━━━ Dataset content

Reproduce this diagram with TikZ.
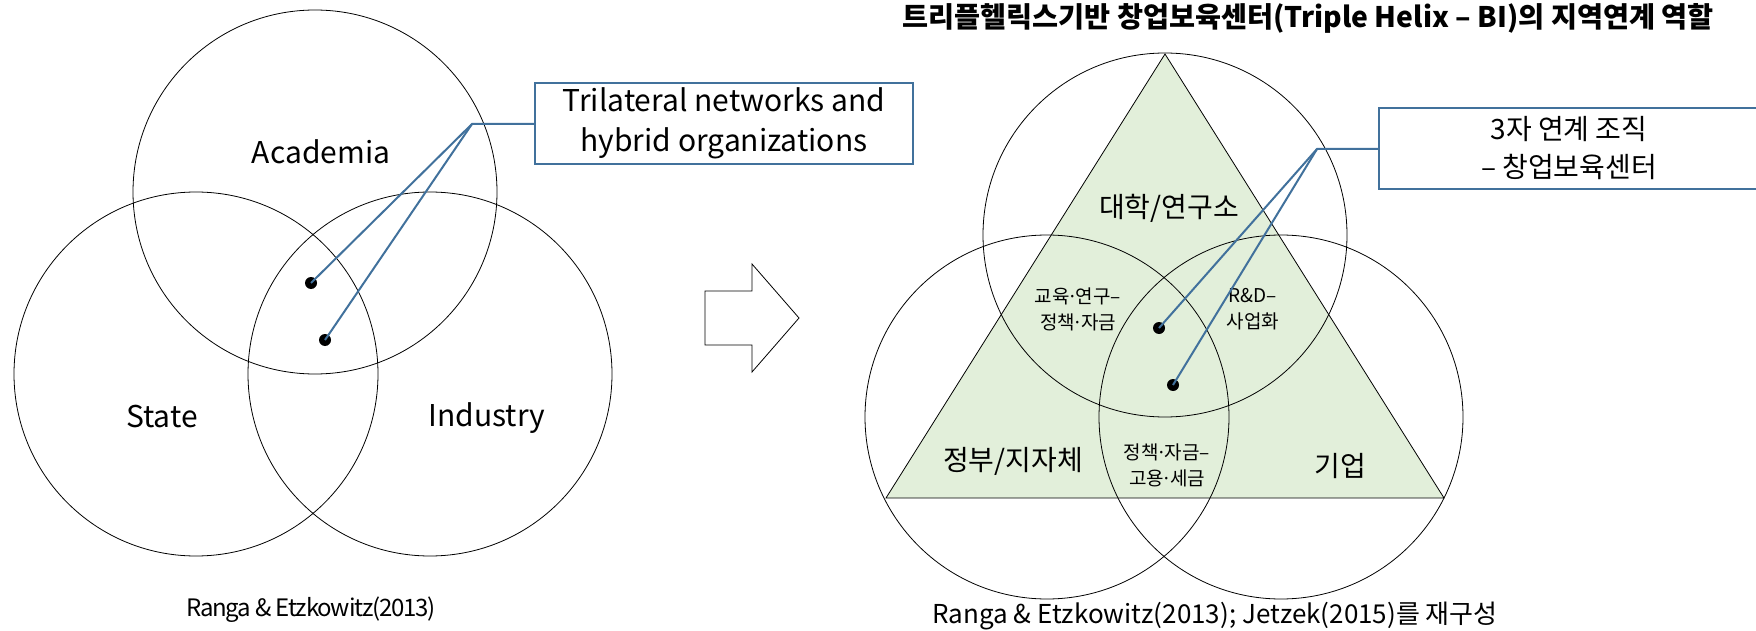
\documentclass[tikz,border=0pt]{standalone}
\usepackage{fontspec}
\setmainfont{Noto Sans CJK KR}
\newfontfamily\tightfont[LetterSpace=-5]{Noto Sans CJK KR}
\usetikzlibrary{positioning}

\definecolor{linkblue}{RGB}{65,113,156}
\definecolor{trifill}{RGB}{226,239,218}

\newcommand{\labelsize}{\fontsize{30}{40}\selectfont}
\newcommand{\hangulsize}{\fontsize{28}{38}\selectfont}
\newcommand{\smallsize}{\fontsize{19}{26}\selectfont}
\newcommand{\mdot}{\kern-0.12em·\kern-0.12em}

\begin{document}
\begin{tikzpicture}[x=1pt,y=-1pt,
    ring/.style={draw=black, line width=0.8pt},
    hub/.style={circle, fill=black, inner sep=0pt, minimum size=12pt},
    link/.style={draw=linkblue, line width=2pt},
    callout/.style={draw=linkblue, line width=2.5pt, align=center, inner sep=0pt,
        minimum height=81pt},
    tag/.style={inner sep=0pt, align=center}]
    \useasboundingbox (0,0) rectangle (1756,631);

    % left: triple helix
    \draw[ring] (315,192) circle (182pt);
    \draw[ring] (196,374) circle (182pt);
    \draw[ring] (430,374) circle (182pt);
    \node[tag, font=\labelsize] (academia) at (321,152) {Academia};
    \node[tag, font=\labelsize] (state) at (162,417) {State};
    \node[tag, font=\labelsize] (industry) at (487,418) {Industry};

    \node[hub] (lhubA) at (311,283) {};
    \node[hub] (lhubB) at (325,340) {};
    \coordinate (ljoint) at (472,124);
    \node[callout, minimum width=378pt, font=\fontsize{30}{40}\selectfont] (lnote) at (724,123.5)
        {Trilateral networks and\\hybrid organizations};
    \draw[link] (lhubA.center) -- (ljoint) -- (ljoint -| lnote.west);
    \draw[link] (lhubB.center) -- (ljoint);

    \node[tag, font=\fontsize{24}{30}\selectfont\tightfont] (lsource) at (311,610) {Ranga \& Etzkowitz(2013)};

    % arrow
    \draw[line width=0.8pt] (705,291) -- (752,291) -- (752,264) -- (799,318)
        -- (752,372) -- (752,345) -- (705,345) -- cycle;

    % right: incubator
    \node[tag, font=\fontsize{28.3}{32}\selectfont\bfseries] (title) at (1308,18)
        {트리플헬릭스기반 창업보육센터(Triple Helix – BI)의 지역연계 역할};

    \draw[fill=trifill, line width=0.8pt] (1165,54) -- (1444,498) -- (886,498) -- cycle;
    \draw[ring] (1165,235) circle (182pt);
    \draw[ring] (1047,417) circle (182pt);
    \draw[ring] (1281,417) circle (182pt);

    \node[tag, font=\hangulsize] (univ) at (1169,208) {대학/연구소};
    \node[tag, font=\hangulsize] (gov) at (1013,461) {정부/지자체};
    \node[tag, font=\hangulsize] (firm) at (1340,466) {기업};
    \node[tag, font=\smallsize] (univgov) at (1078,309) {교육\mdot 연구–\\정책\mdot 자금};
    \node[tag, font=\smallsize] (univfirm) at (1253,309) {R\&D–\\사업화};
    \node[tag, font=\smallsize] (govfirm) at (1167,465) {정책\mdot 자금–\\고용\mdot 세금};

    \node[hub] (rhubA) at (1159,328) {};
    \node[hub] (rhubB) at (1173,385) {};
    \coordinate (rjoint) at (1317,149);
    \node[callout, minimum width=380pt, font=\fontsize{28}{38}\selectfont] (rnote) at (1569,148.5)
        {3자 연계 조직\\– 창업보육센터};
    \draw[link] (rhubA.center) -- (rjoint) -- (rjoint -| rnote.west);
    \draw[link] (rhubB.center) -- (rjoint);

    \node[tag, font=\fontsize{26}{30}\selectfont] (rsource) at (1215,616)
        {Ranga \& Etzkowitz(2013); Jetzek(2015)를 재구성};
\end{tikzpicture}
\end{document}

━━━━━━
━━━ Dataset content

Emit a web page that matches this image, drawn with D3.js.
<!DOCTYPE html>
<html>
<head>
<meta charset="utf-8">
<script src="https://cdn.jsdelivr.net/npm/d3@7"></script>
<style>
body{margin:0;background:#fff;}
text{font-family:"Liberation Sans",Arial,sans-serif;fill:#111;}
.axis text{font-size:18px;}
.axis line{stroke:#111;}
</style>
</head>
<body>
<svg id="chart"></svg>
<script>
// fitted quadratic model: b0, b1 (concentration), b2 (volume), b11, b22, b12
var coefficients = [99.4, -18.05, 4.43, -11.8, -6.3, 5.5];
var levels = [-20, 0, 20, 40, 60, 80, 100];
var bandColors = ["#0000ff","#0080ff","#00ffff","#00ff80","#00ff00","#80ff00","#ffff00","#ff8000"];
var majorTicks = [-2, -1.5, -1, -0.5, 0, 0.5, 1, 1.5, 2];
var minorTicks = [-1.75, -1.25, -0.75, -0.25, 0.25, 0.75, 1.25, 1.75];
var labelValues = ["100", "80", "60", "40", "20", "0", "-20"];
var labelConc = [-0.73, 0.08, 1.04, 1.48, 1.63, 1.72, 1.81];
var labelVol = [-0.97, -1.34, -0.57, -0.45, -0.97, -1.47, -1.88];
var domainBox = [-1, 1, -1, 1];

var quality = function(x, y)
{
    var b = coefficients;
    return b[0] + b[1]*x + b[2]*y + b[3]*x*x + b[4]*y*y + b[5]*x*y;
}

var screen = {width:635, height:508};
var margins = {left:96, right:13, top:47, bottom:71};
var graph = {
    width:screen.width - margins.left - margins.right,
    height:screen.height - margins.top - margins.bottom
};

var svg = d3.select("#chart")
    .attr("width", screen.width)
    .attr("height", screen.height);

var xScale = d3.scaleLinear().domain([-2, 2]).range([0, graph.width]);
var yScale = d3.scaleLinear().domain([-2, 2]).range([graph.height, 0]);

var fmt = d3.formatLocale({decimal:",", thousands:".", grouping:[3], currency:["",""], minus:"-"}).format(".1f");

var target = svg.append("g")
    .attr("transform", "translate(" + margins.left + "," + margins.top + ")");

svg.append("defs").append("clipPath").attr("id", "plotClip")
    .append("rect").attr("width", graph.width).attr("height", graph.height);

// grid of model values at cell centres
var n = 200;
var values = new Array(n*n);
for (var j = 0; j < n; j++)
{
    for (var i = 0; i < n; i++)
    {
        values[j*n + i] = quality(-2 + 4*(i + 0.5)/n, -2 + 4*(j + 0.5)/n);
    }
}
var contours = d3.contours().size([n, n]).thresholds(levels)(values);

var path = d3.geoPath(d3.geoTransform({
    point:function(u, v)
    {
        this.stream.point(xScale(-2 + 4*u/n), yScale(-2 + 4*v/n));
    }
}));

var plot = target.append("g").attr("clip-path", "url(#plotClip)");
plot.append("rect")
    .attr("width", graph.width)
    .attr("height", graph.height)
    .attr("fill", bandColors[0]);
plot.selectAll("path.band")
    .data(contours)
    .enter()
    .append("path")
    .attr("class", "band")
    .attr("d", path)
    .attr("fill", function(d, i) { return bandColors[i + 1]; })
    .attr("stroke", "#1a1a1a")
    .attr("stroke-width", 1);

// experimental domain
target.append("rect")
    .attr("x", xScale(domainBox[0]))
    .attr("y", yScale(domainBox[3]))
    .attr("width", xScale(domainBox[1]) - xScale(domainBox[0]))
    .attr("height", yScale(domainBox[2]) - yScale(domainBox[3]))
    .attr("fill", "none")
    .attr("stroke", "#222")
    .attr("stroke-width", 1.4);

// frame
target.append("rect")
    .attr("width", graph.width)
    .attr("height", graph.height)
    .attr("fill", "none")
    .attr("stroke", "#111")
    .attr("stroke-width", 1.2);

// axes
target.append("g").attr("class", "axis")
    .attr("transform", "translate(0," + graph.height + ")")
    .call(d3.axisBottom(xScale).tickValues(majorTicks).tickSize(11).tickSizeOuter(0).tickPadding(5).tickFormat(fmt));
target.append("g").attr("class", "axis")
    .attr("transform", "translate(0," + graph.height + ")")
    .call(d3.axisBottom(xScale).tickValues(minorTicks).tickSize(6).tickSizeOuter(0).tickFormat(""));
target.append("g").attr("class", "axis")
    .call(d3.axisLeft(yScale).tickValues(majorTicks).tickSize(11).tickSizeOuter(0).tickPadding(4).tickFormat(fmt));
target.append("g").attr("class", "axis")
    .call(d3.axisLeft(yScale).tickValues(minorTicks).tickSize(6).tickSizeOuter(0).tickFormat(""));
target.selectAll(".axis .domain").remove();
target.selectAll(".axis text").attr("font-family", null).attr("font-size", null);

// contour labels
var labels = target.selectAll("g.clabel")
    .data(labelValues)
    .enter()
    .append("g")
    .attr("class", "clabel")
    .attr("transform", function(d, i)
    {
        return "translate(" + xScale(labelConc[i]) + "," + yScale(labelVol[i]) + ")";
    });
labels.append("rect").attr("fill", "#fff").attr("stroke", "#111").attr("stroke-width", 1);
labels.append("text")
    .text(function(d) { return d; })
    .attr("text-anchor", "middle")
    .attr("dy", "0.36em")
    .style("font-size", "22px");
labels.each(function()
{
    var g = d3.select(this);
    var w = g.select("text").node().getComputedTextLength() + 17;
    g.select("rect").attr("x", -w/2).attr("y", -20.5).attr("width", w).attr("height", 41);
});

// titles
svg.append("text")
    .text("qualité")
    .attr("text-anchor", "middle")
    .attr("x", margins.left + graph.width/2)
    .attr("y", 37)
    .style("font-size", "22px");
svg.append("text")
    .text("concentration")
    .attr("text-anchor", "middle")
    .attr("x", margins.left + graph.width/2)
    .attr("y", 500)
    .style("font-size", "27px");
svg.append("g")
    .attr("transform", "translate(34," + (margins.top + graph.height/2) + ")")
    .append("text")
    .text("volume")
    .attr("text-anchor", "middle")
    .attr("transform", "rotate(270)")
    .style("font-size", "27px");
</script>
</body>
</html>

━━━━━━

Exercise task: Reproduce the entries exactly, from the line with "Reproduce this diagram with TikZ." to the line with "font=\labelsize] (industry) at", both lines included, keeping no pictures.

Response to the task:
Reproduce this diagram with TikZ.
\documentclass[tikz,border=0pt]{standalone}
\usepackage{fontspec}
\setmainfont{Noto Sans CJK KR}
\newfontfamily\tightfont[LetterSpace=-5]{Noto Sans CJK KR}
\usetikzlibrary{positioning}

\definecolor{linkblue}{RGB}{65,113,156}
\definecolor{trifill}{RGB}{226,239,218}

\newcommand{\labelsize}{\fontsize{30}{40}\selectfont}
\newcommand{\hangulsize}{\fontsize{28}{38}\selectfont}
\newcommand{\smallsize}{\fontsize{19}{26}\selectfont}
\newcommand{\mdot}{\kern-0.12em·\kern-0.12em}

\begin{document}
\begin{tikzpicture}[x=1pt,y=-1pt,
    ring/.style={draw=black, line width=0.8pt},
    hub/.style={circle, fill=black, inner sep=0pt, minimum size=12pt},
    link/.style={draw=linkblue, line width=2pt},
    callout/.style={draw=linkblue, line width=2.5pt, align=center, inner sep=0pt,
        minimum height=81pt},
    tag/.style={inner sep=0pt, align=center}]
    \useasboundingbox (0,0) rectangle (1756,631);

    % left: triple helix
    \draw[ring] (315,192) circle (182pt);
    \draw[ring] (196,374) circle (182pt);
    \draw[ring] (430,374) circle (182pt);
    \node[tag, font=\labelsize] (academia) at (321,152) {Academia};
    \node[tag, font=\labelsize] (state) at (162,417) {State};
    \node[tag, font=\labelsize] (industry) at (487,418) {Industry};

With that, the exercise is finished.